For at least some of the pattern pieces 73 and 75 representing the pattern 62 as a whole, the controller 2 of the sewing machine 1 generates the processing line processing data that processes the workpiece W along the processing lines set with respect to the pattern pieces that have been inverted with respect to a reference (step S16, step S20). For at least some of the pattern pieces 73 and 75, the controller 2 generates the contour drawing data that draws, on the workpiece W, the contours of the pattern pieces that have been inverted with respect to the reference (step S16, step S21). For example, when the sewing object is the workpiece W, the processing device 3 can draw the contours of the pattern pieces on the reverse surface of the sewing object, on the basis of the contour drawing data. On the basis of the drawn contours of the pattern pieces, the user can verify the position at which the two sewing object pieces corresponding to the two adjacent pattern pieces are sewn together.

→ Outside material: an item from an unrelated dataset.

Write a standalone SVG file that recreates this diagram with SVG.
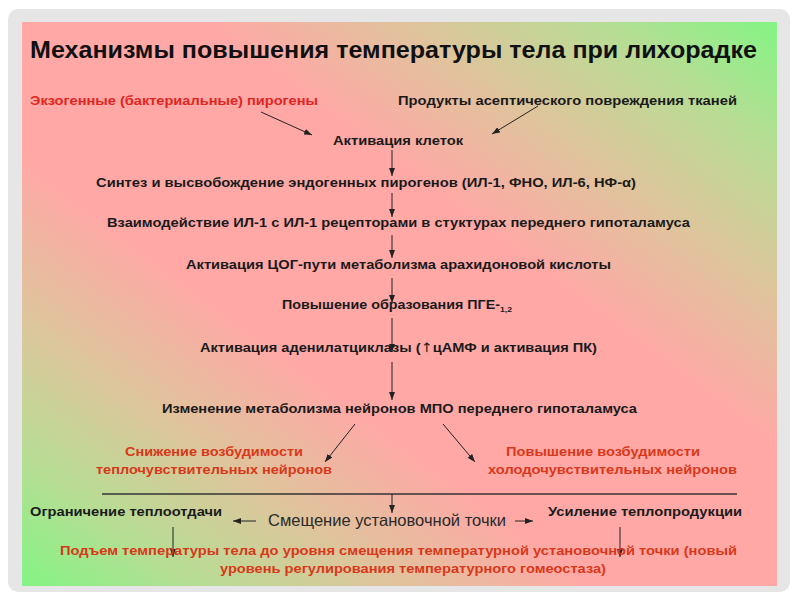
<svg xmlns="http://www.w3.org/2000/svg" width="800" height="600" viewBox="0 0 800 600">
<defs>
<linearGradient id="bg" x1="1" y1="0" x2="0" y2="1">
<stop offset="0" stop-color="#84f484"/>
<stop offset="0.12" stop-color="#b8dc94"/>
<stop offset="0.25" stop-color="#e0c39c"/>
<stop offset="0.38" stop-color="#ffa8a6"/>
<stop offset="0.62" stop-color="#ffa8a6"/>
<stop offset="0.75" stop-color="#e0c39c"/>
<stop offset="0.88" stop-color="#b8dc94"/>
<stop offset="1" stop-color="#84f484"/>
</linearGradient>
<marker id="ah" markerUnits="userSpaceOnUse" markerWidth="8" markerHeight="6" refX="8" refY="3" orient="auto">
<path d="M0,0 L8,3 L0,6 z" fill="#222"/>
</marker>
<style>
text{font-family:"Liberation Sans",Arial,sans-serif;font-weight:bold;font-size:13.2px;fill:#1a1a1a}
.title{font-size:23px;fill:#111}
.red{fill:#e0261f}
.red2{fill:#d8381a}
.norm{font-weight:normal;font-size:16.5px;fill:#2a2a2a}
.up{font-family:"DejaVu Sans",sans-serif;font-weight:normal;font-size:13px;fill:#1a1a1a}
.con line{stroke:#222;stroke-width:1;fill:none}
.arr{marker-end:url(#ah)}
</style>
</defs>
<rect x="0" y="0" width="800" height="600" fill="#fff"/>
<rect x="8" y="9" width="782" height="583" rx="10" fill="#e6e6e6"/>
<rect x="22" y="22" width="755" height="564" fill="url(#bg)"/>

<g id="title"><text class="title" x="30" y="58" textLength="727" lengthAdjust="spacingAndGlyphs">Механизмы повышения температуры тела при лихорадке</text></g>

<g id="connectors" class="con">
<line class="arr" x1="261" y1="112" x2="312" y2="135"/>
<line class="arr" x1="538" y1="106" x2="492" y2="134"/>
<line class="arr" x1="392" y1="150" x2="392" y2="176"/>
<line class="arr" x1="392" y1="193" x2="392" y2="217"/>
<line class="arr" x1="392" y1="235" x2="392" y2="258"/>
<line class="arr" x1="392" y1="278" x2="392" y2="303"/>
<line class="arr" x1="392" y1="318" x2="392" y2="352"/>
<line class="arr" x1="392" y1="362" x2="392" y2="400"/>
<line class="arr" x1="355" y1="424" x2="325" y2="462"/>
<line class="arr" x1="443" y1="424" x2="475" y2="462"/>
<line x1="102" y1="494" x2="737" y2="494" style="stroke:#333;stroke-width:1.5"/>
<line class="arr" x1="392" y1="494" x2="392" y2="513"/>
<line class="arr" x1="256" y1="521" x2="233" y2="521"/>
<line class="arr" x1="515" y1="521" x2="533" y2="521"/>
<line class="arr" x1="173" y1="527" x2="173" y2="557"/>
<line class="arr" x1="620" y1="527" x2="620" y2="557"/>
</g>

<g id="n-exo"><text class="red" x="30" y="105" textLength="288" lengthAdjust="spacingAndGlyphs">Экзогенные (бактериальные) пирогены</text></g>
<g id="n-asept"><text x="398" y="105" textLength="339" lengthAdjust="spacingAndGlyphs">Продукты асептического повреждения тканей</text></g>
<g id="n-cells"><text x="333" y="145" textLength="130" lengthAdjust="spacingAndGlyphs">Активация клеток</text></g>
<g id="n-synth"><text x="96" y="187" textLength="540" lengthAdjust="spacingAndGlyphs">Синтез и высвобождение эндогенных пирогенов (ИЛ-1, ФНО, ИЛ-6, НФ-α)</text></g>
<g id="n-il1"><text x="107" y="227" textLength="583" lengthAdjust="spacingAndGlyphs">Взаимодействие ИЛ-1 с ИЛ-1 рецепторами в стуктурах переднего гипоталамуса</text></g>
<g id="n-cox"><text x="186" y="269" textLength="425" lengthAdjust="spacingAndGlyphs">Активация ЦОГ-пути метаболизма арахидоновой кислоты</text></g>
<g id="n-pge"><text x="282" y="309" textLength="230" lengthAdjust="spacingAndGlyphs">Повышение образования ПГЕ-<tspan font-size="8" dy="3">1,2</tspan></text></g>
<g id="n-ac"><text x="200" y="352" textLength="397" lengthAdjust="spacingAndGlyphs">Активация аденилатциклазы (<tspan class="up">↑</tspan>цАМФ и активация ПК)</text></g>
<g id="n-mpo"><text x="162" y="413" textLength="475" lengthAdjust="spacingAndGlyphs">Изменение метаболизма нейронов МПО переднего гипоталамуса</text></g>
<g id="n-warm">
<text class="red2" x="125" y="456" textLength="178" lengthAdjust="spacingAndGlyphs">Снижение возбудимости</text>
<text class="red2" x="96" y="474" textLength="236" lengthAdjust="spacingAndGlyphs">теплочувствительных нейронов</text>
</g>
<g id="n-cold">
<text class="red2" x="506" y="456" textLength="194" lengthAdjust="spacingAndGlyphs">Повышение возбудимости</text>
<text class="red2" x="488" y="474" textLength="249" lengthAdjust="spacingAndGlyphs">холодочувствительных нейронов</text>
</g>
<g id="n-limit"><text x="30" y="516" textLength="192" lengthAdjust="spacingAndGlyphs">Ограничение теплоотдачи</text></g>
<g id="n-shift"><text class="norm" x="268" y="526" textLength="238" lengthAdjust="spacingAndGlyphs">Смещение установочной точки</text></g>
<g id="n-prod"><text x="548" y="516" textLength="194" lengthAdjust="spacingAndGlyphs">Усиление теплопродукции</text></g>
<g id="n-rise">
<text class="red2" x="60" y="555" textLength="677" lengthAdjust="spacingAndGlyphs">Подъем температуры тела до уровня смещения температурной установочной точки (новый</text>
<text class="red2" x="220" y="573" textLength="386" lengthAdjust="spacingAndGlyphs">уровень регулирования температурного гомеостаза)</text>
</g>
</svg>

Since the contours of the pattern pieces are drawn on the reverse surface of the sewing object, the sewing machine 1 contributes to allowing the user to easily verify the drawn position, even when sewing together the two sewing object pieces in a state of being placed face-to-face.

For each of the two adjacent pattern pieces, the controller 2 of the sewing machine 1 generates the identification drawing data that draws the identification information that is common to the pair of adjacent portions, of the pattern pieces 73 and 75, and that identifies the adjacent portion adjacent to the other pattern piece (step S22). Thus, the processing device 3 can draw the common identification information on the workpiece W, on the basis of the identification drawing data. On the basis of the drawn common identification information, the user easily identifies the pair of adjacent portions that are to be sewn together, of the plurality of sewing object pieces representing the pattern as a whole. The common identification information of the above-described embodiment represents the sewing order of the two adjacent pattern pieces, and thus, the sewing machine 1 contributes to the user referring to the identification information and sewing the pattern pieces together in an appropriate order.

For each of the two adjacent pattern pieces 73 and 75, the controller 2 of the sewing machine 1 sets the offset lines that use the pattern common to the pair of adjacent portions, of the contours of the pattern pieces, at the positions disposed in the positions separated by the predetermined distance D to the outside from the adjacent portions (step S12 and step S13). Thus, for each of the two adjacent pattern pieces, the sewing machine 1 can set the offset lines that use the common pattern at the positions disposed at the positions separated by the predetermined distance D to the outside from the adjacent portions. On the basis of the processing data, the processing device 3 can process the workpiece W along the offset lines that use the common pattern. On the basis of the workpiece W processed in accordance with the processing data, the user can obtain the sewing object pieces cut along the offset lines that use the common pattern. The user can easily identify the position at which the two sewing object pieces corresponding to the two adjacent pattern pieces are to be sewn together, using the common pattern as a guide. The common pattern of the present embodiment is the shape of the notch formed in the seam allowance of the sewing object piece. As shown in FIG. 9B, the positions of the notches are set to be mutually aligned in the state in which the two sewing object pieces C4 and C5 corresponding to the two adjacent pattern pieces 74 and 75 are overlaid with each other while being placed face-to-face, and the portions corresponding to the adjacent portions of the pattern pieces 74 and 75 overlap with each other in the up-down direction. Thus, when the two sewing object pieces C4 and C5 have mutually different shapes and are overlaid with each other while being placed face-to-face, even when the two sewing object pieces do not perfectly overlap, the user easily identifies the relative positions of the ends of the sewing object pieces in the extending direction E, using the positions of the notches as a guide. In other words, compared to the known art, the sewing machine 1 contributes to improving user convenience when creating the patchwork, and, in particular, contributes to improving the efficiency of the operation to determine the position at which the two sewing object pieces corresponding to the two pattern pieces are sewn together.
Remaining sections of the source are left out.